General Information

The Medical Anthropology and Sociology Unit

The Medical Anthropology and Sociology Unit at the University of Amsterdam is located in the Department of Sociology and Anthropology. The Unit is involved in teaching four master programmes, it runs special courses in its field, both in the university and abroad, it is responsible for training and supervising PhD students, it carries out scientific and applied research, it organizes conferences and other academic meetings, it publishes a journal and several book series and it maintains links with a large number of other institutions in and outside The Netherlands to carry out the above tasks. This website provides information about all activities of the Unit.

What are Medical Anthropology, Medical Sociology and Medical Science Dynamics?
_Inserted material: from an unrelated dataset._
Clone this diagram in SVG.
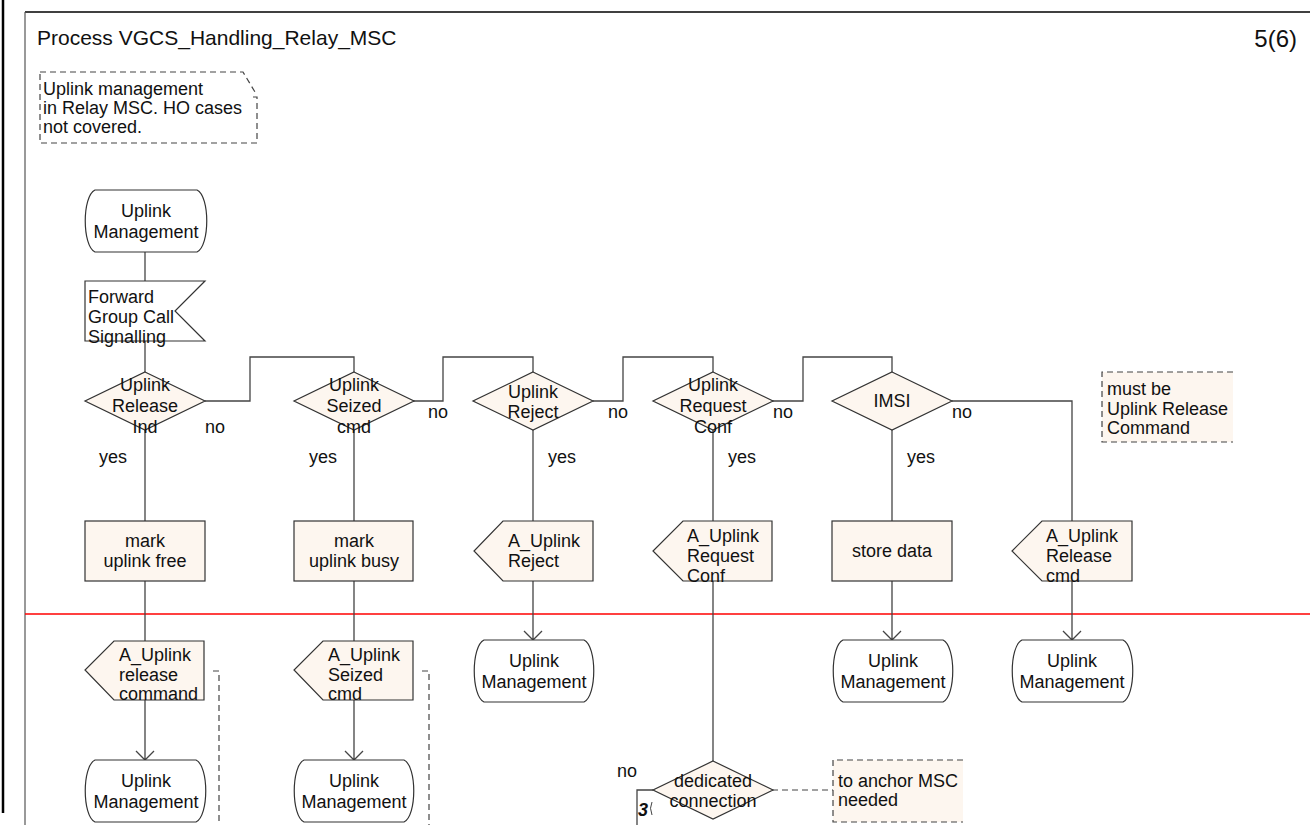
<svg xmlns="http://www.w3.org/2000/svg" width="1310" height="825" viewBox="0 0 1310 825">
<defs>
<style>
text{font-family:"Liberation Sans",Arial,sans-serif;font-size:18px;fill:#111}
.c{text-anchor:middle}
.t{font-size:21px}
.p{font-size:24px}
.sh{fill:#fdf6ef;stroke:#333;stroke-width:1.2}
.st{fill:#fff;stroke:#333;stroke-width:1.2}
.ln{fill:none;stroke:#444;stroke-width:1.3}
.ds{fill:none;stroke:#444;stroke-width:1.2;stroke-dasharray:6,4}
.nf{fill:#fdf6ef;stroke:none}
</style>
</defs>
<rect x="0" y="0" width="1310" height="825" fill="#fff"/>
<g id="frame">
<line x1="3" y1="0" x2="3" y2="813" stroke="#000" stroke-width="2.5"/>
<line x1="25" y1="12" x2="1310" y2="12" stroke="#000" stroke-width="1.3"/>
<line x1="25" y1="12" x2="25" y2="825" stroke="#555" stroke-width="1.2"/>
<line x1="25" y1="614" x2="1310" y2="614" stroke="#f00" stroke-width="1.6"/>
<text class="t" x="37" y="45">Process VGCS_Handling_Relay_MSC</text>
<text class="p" x="1297" y="47" text-anchor="end">5(6)</text>
</g>
<g id="note_top">
<path class="ds" d="M40,72 H243 L255,92 M253,97 H257 V143 H40 V72"/>
<text x="43" y="95">Uplink management</text>
<text x="43" y="114">in Relay MSC. HO cases</text>
<text x="43" y="133">not covered.</text>
</g>
<g id="connectors">
<path class="ln" d="M145,252 V281"/>
<path class="ln" d="M145,341 V372"/>
<path class="ln" d="M205,401 H250 V357 H354 V372"/>
<path class="ln" d="M413,401 H443 V357 H533 V372"/>
<path class="ln" d="M593,401 H623 V357 H713 V372"/>
<path class="ln" d="M772,401 H803 V357 H892 V372"/>
<path class="ln" d="M952,401 H1072 V521"/>
<path class="ln" d="M145,430 V521 M145,581 V641"/>
<path class="ln" d="M145,700 V760 M136,751 L145,760 L154,751"/>
<path class="ln" d="M354,430 V521 M354,581 V641"/>
<path class="ln" d="M354,700 V760 M345,751 L354,760 L363,751"/>
<path class="ln" d="M533,430 V521"/>
<path class="ln" d="M533,581 V640 M524,631 L533,640 L542,631"/>
<path class="ln" d="M713,430 V521 M713,581 V761"/>
<path class="ln" d="M892,430 V521"/>
<path class="ln" d="M892,581 V640 M883,631 L892,640 L901,631"/>
<path class="ln" d="M1072,581 V640 M1063,631 L1072,640 L1081,631"/>
<path class="ln" d="M653,790 H637 V825"/>
<path class="ds" d="M772,790 H833"/>
<path class="ds" d="M213,671 H219 V825"/>
<path class="ds" d="M422,671 H429 V825"/>
</g>
<g id="start_state">
<path class="st" d="M95,190 H197 C210,196 210,246 197,252 H95 C82,246 82,196 95,190 Z"/>
<text class="c" x="146" y="217">Uplink</text>
<text class="c" x="146" y="238">Management</text>
</g>
<g id="input_forward">
<path class="st" d="M85,281 H205 L175,311 L205,341 H85 Z"/>
<text x="88" y="303">Forward</text>
<text x="88" y="323">Group Call</text>
<text x="88" y="343">Signalling</text>
</g>
<g id="dec_release_ind">
<path class="sh" d="M145,372 L205,401 L145,430 L85,401 Z"/>
<text class="c" x="145" y="391">Uplink</text>
<text class="c" x="145" y="412">Release</text>
<text class="c" x="145" y="433">Ind</text>
<text x="205" y="433">no</text>
<text x="99" y="463">yes</text>
</g>
<g id="dec_seized_cmd">
<path class="sh" d="M354,372 L414,401 L354,430 L294,401 Z"/>
<text class="c" x="354" y="391">Uplink</text>
<text class="c" x="354" y="412">Seized</text>
<text class="c" x="354" y="433">cmd</text>
<text x="428" y="418">no</text>
<text x="309" y="463">yes</text>
</g>
<g id="dec_reject">
<path class="sh" d="M533,372 L593,401 L533,430 L473,401 Z"/>
<text class="c" x="533" y="398">Uplink</text>
<text class="c" x="533" y="418">Reject</text>
<text x="608" y="418">no</text>
<text x="548" y="463">yes</text>
</g>
<g id="dec_request_conf">
<path class="sh" d="M713,372 L773,401 L713,430 L653,401 Z"/>
<text class="c" x="713" y="391">Uplink</text>
<text class="c" x="713" y="412">Request</text>
<text class="c" x="713" y="433">Conf</text>
<text x="773" y="418">no</text>
<text x="728" y="463">yes</text>
</g>
<g id="dec_imsi">
<path class="sh" d="M892,372 L952,401 L892,430 L832,401 Z"/>
<text class="c" x="892" y="407">IMSI</text>
<text x="952" y="418">no</text>
<text x="907" y="463">yes</text>
</g>
<g id="note_must_be">
<rect class="nf" x="1102" y="372" width="131" height="70"/>
<path class="ds" d="M1233,372 H1102 V442 H1233"/>
<text x="1107" y="395">must be</text>
<text x="1107" y="415">Uplink Release</text>
<text x="1107" y="434">Command</text>
</g>
<g id="task_free">
<rect class="sh" x="85" y="521" width="120" height="60"/>
<text class="c" x="145" y="547">mark</text>
<text class="c" x="145" y="567">uplink free</text>
</g>
<g id="task_busy">
<rect class="sh" x="294" y="521" width="119" height="60"/>
<text class="c" x="354" y="547">mark</text>
<text class="c" x="354" y="567">uplink busy</text>
</g>
<g id="out_reject">
<path class="sh" d="M503,521 H593 V581 H503 L474,551 Z"/>
<text x="508" y="547">A_Uplink</text>
<text x="508" y="567">Reject</text>
</g>
<g id="out_request_conf">
<path class="sh" d="M683,521 H772 V581 H683 L653,551 Z"/>
<text x="687" y="542">A_Uplink</text>
<text x="687" y="562">Request</text>
<text x="687" y="582">Conf</text>
</g>
<g id="task_store">
<rect class="sh" x="832" y="521" width="120" height="60"/>
<text class="c" x="892" y="557">store data</text>
</g>
<g id="out_release_cmd">
<path class="sh" d="M1042,521 H1132 V581 H1042 L1012,551 Z"/>
<text x="1046" y="542">A_Uplink</text>
<text x="1046" y="562">Release</text>
<text x="1046" y="582">cmd</text>
</g>
<g id="out_release_command">
<path class="sh" d="M114,641 H204 V700 H114 L85,670 Z"/>
<text x="119" y="661">A_Uplink</text>
<text x="119" y="681">release</text>
<text x="119" y="700">command</text>
</g>
<g id="out_seized_cmd">
<path class="sh" d="M323,641 H413 V700 H323 L294,670 Z"/>
<text x="328" y="661">A_Uplink</text>
<text x="328" y="681">Seized</text>
<text x="328" y="700">cmd</text>
</g>
<g id="state_reject">
<path class="st" d="M484,640 H584 C597,646 597,696 584,702 H484 C471,696 471,646 484,640 Z"/>
<text class="c" x="534" y="667">Uplink</text>
<text class="c" x="534" y="688">Management</text>
</g>
<g id="state_store">
<path class="st" d="M843,640 H943 C956,646 956,696 943,702 H843 C830,696 830,646 843,640 Z"/>
<text class="c" x="893" y="667">Uplink</text>
<text class="c" x="893" y="688">Management</text>
</g>
<g id="state_release">
<path class="st" d="M1022,640 H1123 C1136,646 1136,696 1123,702 H1022 C1009,696 1009,646 1022,640 Z"/>
<text class="c" x="1072" y="667">Uplink</text>
<text class="c" x="1072" y="688">Management</text>
</g>
<g id="state_free">
<path class="st" d="M95,760 H196 C209,766 209,816 196,822 H95 C82,816 82,766 95,760 Z"/>
<text class="c" x="146" y="787">Uplink</text>
<text class="c" x="146" y="808">Management</text>
</g>
<g id="state_busy">
<path class="st" d="M304,760 H404 C417,766 417,816 404,822 H304 C291,816 291,766 304,760 Z"/>
<text class="c" x="354" y="787">Uplink</text>
<text class="c" x="354" y="808">Management</text>
</g>
<g id="dec_dedicated">
<path class="sh" d="M713,761 L773,790 L713,819 L653,790 Z"/>
<text class="c" x="713" y="787">dedicated</text>
<text class="c" x="713" y="807">connection</text>
<text x="617" y="777">no</text>
<text x="638" y="816" style="font-weight:bold;font-style:italic">3</text>
<path d="M652,802 Q649,808 652,815" fill="none" stroke="#444" stroke-width="1"/>
</g>
<g id="note_anchor">
<rect class="nf" x="833" y="760" width="130" height="62"/>
<path class="ds" d="M963,760 H833 V822 H963"/>
<text x="838" y="787">to anchor MSC</text>
<text x="838" y="806">needed</text>
</g>
</svg>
Medical anthropology studies illness and health from a social-cultural perspective. The anthropology of illness implies the study of socio-cultural phenomena related to what is called 'illness'. The study focuses on factors leading to illness, and also on the concept of illness itself. What illness is and how illness is determined and experienced varies culturally.

The theoretical relevance of medical anthropology is its contribution to the continuous anthropological discussion about 'nature' or 'nurture'. Illness and health are experiences in which 'biology' and 'culture' intertwine. What culture and society are and do, can be eminently studied in situations of ill health and health seeking.

The practical relevance of medical anthropology focuses on health care. In medical anthropology, it is usual to distinguish anthropology in medicine and anthropology of medicine. The first concept points to anthropology as an applied science. Anthropological insights enable health workers to practice more efficiently.

The general objective of all courses in medical anthropology is to obtain knowledge of theories and methods of medical anthropology and to gain better insight into social and cultural processes related to health, well-being and health care. Students learn to apply their knowledge and understandings in both practical and scientific work.

Medical sociology is part of a broader research group that deals with participation, citizenship and the welfare state. Health and health care arrangements are studied at different levels of integration. Individual experiences and emotions concerning health and illness are related to daily health practices, at home and in institutions; to interactions between clients and professionals; and to broader social phenomena like patterns of social stratification, changes in the welfare state in a neo-liberal political climate, professionalization and risk calculation.

We emphasise practices in which health, illness, bodies, patients and professionals actually come about. At the same time, this constructivist and relativist stance is balanced with an applied perspective: how medical sociology can actually contribute to understanding and improving health. A theoretical orientation and a policy interest go together.

Health problems have a distinct appearance in late -modern societies. We see more care next to established forms of cure. Infectious diseases are still relevant, but outweighed by chronic and degenerative conditions. Health and illness have also been displaced in many ways. Epidemiological thinking has brought everyday life under a state of proto-sickness. Eating, exercising, working and many more activities are viewed as health threat or advantage. Nowadays magazines, television, Internet and supermarkets are providing health products and information.

At the same time, there are numerous battles about the status of health conditions: some conditions are 'claimed' as diseases by their bearers while in other cases patient organizations try to free themselves from medical labels.

Medical Science Dynamics: The focus here is on the processes by which new knowledge of health and illnesses is generated, legitimated, and deployed in different societies and cultures. One aspect of this is the ways in which specific conditions (eg autism) become redefined. Another is the development, evaluation and use of new health care technologies (taking this term very broadly to include not only diagnostic instruments but also tests, drugs, vaccines, surgical procedures, prostheses…). It is a highly interdisciplinary field of work, involving collaboration not only with anthropologists and sociologists, but with historians of medicine, health policy analysts, and the field known as Health Technology Assessment.

The idea that medical science is the path to greater efficacy and efficiency in medical practice has been a guiding vision for biomedical researchers since at least the 19th century. It played an important role in the professionalization of medicine and in subsequent processes of specialization. Today medical science promises so much. The promise is constantly stressed and is highly visible in western culture. But at the same time many developments are seen as problematic: raising ethical problems; calling fundamental dichotomies and distinctions (live/dead; human/machine) into question; adding to inequalities in health and in health care. Medical science dynamics seeks to understand these processes of changing knowledge and changing practice, and the ways in which hopes, expectations (whether of cure or of profit), authority and doubt bear upon them.